La bofetada al orden establecido, a lo normal, a lo convencional, a lo que se da por supuesto se ha puesto de moda. Primero fue el repartidor al youtuber Mr. Gran Bomba y ahora ha sido la facción de la CUP Endavant Osa n al Conseller de Salut de la Generalitat de Catalunya Toni Comín.
Las dos son bofetadas y, contextualizándolas muy bien sobretodo la primera, merecen todo el apoyo de la ciudadanía. Pero entre las dos hay una gran diferencia por mucho que se quiera meterlas en el mismo saco de la violencia. La del repartidor es violencia física y la del cartel de Endavant Osan no.
Las dos bofetadas son respuestas a provocaciones y mentiras, a las que también habría que considerar violencia ¿no? Ahora bien, mientras que a la acción del repartidor se le puede aplicar aquella famosa sentencia de Gandhi “ojo por ojo y el mundo se quedará ciego” a la bofetada de la CUP no porque, que nadie nos lleve a engaño teniendo en cuenta que ya llevamos unos cuantos, es una denuncia como lo puede ser un manifiesto, unas declaraciones…
Por eso es totalmente exagerada, desproporcionada, propia de las fácilmente escandalizables señoras de bien de la época victoriana o del catolicismo más rancio, la furibunda reacción puritana de los miembros del gobierno de la Generalitat y demás instituciones y tótems civiles como Pilar Rahola o Jordi Basté frente a un cartel político cuando se minimiza la rueda de prensa que convocó el 14/02/2017 la Fiscal Jefe de Barcelona para denunciar insultos directos (“Fascista, mierda, eres una mierda, vete de Catalunya, fuera”) a su persona cuando salía del TSJC.
Ya está bien de tanto integrismo democrático por parte de las instituciones públicas y gentilhombres que se otorgan la condición de garantes de la democracia por el simple hecho de repetir ese vocablo miles de veces.
En una sociedad donde internet ha facilitado el acceso a la información a toda la población, aumentado exponencialmente la capacidad de influencia del cuarto poder.

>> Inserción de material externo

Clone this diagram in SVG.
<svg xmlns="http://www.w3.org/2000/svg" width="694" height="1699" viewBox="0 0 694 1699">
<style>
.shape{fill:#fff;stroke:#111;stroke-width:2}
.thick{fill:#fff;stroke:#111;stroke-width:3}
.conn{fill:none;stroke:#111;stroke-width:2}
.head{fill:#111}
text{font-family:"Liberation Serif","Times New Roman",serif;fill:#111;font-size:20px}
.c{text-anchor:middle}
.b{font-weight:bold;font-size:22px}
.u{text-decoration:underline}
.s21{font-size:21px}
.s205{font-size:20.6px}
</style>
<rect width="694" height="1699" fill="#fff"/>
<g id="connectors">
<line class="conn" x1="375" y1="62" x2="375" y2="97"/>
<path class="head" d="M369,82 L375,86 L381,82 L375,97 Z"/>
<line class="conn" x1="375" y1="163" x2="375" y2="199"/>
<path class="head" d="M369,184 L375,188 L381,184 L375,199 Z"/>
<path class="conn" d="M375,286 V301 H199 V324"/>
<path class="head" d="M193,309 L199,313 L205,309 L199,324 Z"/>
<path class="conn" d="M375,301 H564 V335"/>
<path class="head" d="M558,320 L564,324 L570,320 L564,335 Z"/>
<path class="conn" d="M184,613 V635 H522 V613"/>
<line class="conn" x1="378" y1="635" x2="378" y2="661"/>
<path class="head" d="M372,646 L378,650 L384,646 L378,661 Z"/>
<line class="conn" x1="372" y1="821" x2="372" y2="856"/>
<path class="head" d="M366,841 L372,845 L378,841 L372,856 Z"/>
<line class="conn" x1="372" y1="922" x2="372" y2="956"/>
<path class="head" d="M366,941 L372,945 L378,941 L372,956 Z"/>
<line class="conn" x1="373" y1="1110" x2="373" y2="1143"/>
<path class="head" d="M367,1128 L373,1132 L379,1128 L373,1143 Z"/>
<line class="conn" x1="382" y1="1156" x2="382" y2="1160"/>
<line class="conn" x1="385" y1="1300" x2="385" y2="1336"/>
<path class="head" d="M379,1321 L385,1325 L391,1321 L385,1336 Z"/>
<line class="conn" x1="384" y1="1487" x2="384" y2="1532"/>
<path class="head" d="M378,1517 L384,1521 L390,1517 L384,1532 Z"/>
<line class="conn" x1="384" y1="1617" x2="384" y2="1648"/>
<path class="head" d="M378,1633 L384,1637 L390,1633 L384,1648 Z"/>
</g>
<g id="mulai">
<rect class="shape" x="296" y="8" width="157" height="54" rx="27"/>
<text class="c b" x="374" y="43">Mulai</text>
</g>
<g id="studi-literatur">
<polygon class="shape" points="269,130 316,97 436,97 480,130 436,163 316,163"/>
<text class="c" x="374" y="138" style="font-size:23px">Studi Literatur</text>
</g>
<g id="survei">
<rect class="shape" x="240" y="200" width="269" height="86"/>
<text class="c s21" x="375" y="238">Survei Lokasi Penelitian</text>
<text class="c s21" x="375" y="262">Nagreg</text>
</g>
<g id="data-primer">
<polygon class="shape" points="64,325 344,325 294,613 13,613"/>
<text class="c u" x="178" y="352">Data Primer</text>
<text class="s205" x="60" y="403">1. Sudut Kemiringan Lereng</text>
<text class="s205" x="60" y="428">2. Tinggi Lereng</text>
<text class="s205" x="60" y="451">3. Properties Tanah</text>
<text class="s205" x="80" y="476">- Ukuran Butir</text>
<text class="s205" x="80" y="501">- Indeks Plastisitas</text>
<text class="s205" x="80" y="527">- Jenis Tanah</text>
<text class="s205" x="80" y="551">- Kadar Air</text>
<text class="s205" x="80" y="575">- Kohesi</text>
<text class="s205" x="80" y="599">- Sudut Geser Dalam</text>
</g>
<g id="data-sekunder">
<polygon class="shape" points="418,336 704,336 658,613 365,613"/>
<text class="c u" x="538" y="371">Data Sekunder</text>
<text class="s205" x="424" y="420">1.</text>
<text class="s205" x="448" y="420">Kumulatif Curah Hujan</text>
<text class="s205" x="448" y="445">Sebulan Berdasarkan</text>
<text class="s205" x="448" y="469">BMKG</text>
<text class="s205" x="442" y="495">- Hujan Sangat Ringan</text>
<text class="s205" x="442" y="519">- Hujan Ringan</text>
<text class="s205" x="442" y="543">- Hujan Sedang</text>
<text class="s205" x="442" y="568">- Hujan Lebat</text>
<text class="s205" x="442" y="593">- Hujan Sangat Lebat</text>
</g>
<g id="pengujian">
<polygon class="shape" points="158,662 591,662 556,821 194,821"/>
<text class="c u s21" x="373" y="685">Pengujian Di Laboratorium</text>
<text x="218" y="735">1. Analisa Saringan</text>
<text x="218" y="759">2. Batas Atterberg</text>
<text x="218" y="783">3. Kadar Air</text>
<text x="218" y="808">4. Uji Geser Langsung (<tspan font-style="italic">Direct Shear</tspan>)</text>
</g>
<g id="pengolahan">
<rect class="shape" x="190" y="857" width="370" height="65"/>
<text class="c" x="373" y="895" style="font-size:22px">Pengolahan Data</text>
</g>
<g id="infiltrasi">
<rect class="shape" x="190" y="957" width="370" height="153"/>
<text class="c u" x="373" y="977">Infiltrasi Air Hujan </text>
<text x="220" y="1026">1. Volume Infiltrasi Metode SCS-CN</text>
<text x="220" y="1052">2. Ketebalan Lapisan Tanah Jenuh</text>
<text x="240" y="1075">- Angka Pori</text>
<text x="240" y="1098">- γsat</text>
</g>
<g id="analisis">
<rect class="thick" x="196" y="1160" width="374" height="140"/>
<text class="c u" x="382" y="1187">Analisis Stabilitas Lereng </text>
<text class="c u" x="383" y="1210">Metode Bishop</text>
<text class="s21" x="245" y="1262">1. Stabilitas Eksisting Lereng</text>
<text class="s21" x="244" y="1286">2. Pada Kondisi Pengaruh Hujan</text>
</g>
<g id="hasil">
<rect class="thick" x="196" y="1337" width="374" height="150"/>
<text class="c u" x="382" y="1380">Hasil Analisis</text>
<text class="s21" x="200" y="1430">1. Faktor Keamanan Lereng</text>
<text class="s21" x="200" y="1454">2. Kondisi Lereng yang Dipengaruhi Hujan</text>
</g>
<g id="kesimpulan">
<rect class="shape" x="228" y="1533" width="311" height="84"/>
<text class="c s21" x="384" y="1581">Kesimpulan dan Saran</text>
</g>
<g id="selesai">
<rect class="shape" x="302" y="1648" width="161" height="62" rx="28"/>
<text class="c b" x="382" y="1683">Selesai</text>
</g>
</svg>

En una sociedad en la que cada vez cuesta más elaborar conspiraciones por parte de los poderes fácticos debido a la transparencia y popularización de la información. El Poder ha encontrado, por fin, el mecanismo perfecto de control social para aplacar cualquier intento de protesta, denuncia de sus abusos, de luchar por sus derechos… por parte del vulgo: el lenguaje políticamente correcto.

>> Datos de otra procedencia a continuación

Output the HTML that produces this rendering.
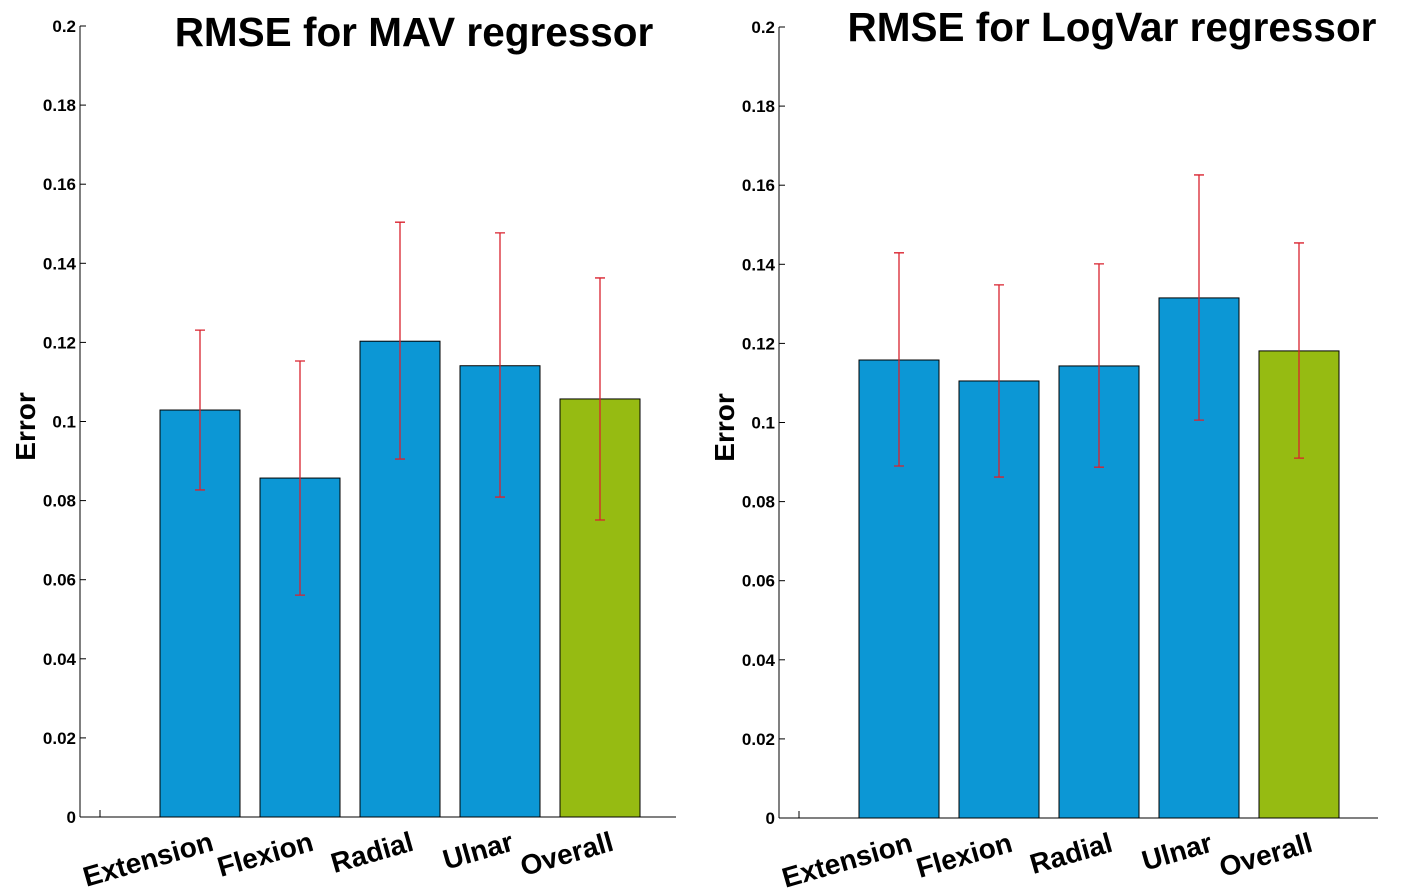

Es un mecanismo perfecto porque, bajo la capa de progresismo, respeto y modernidad con la que se escuda, ejerce la peor de las censuras sobre los ciudadanos que, automáticamente, pasan a ser etiquetados como lo peor de la especie humana (fascista, antidemocrático, homófobo, xenófobo, machista…). Una mancha que no se va ni con los mejores argumentos razonados.
Un mecanismo que profundiza y ahonda en la infantilización de la sociedad al estigmatizar el debate, los matices, las ironías para acabar simplificando los discursos y erigiéndose en el caldo de cultivo del populismo y el pensamiento único; actitudes precisamente no muy democráticas.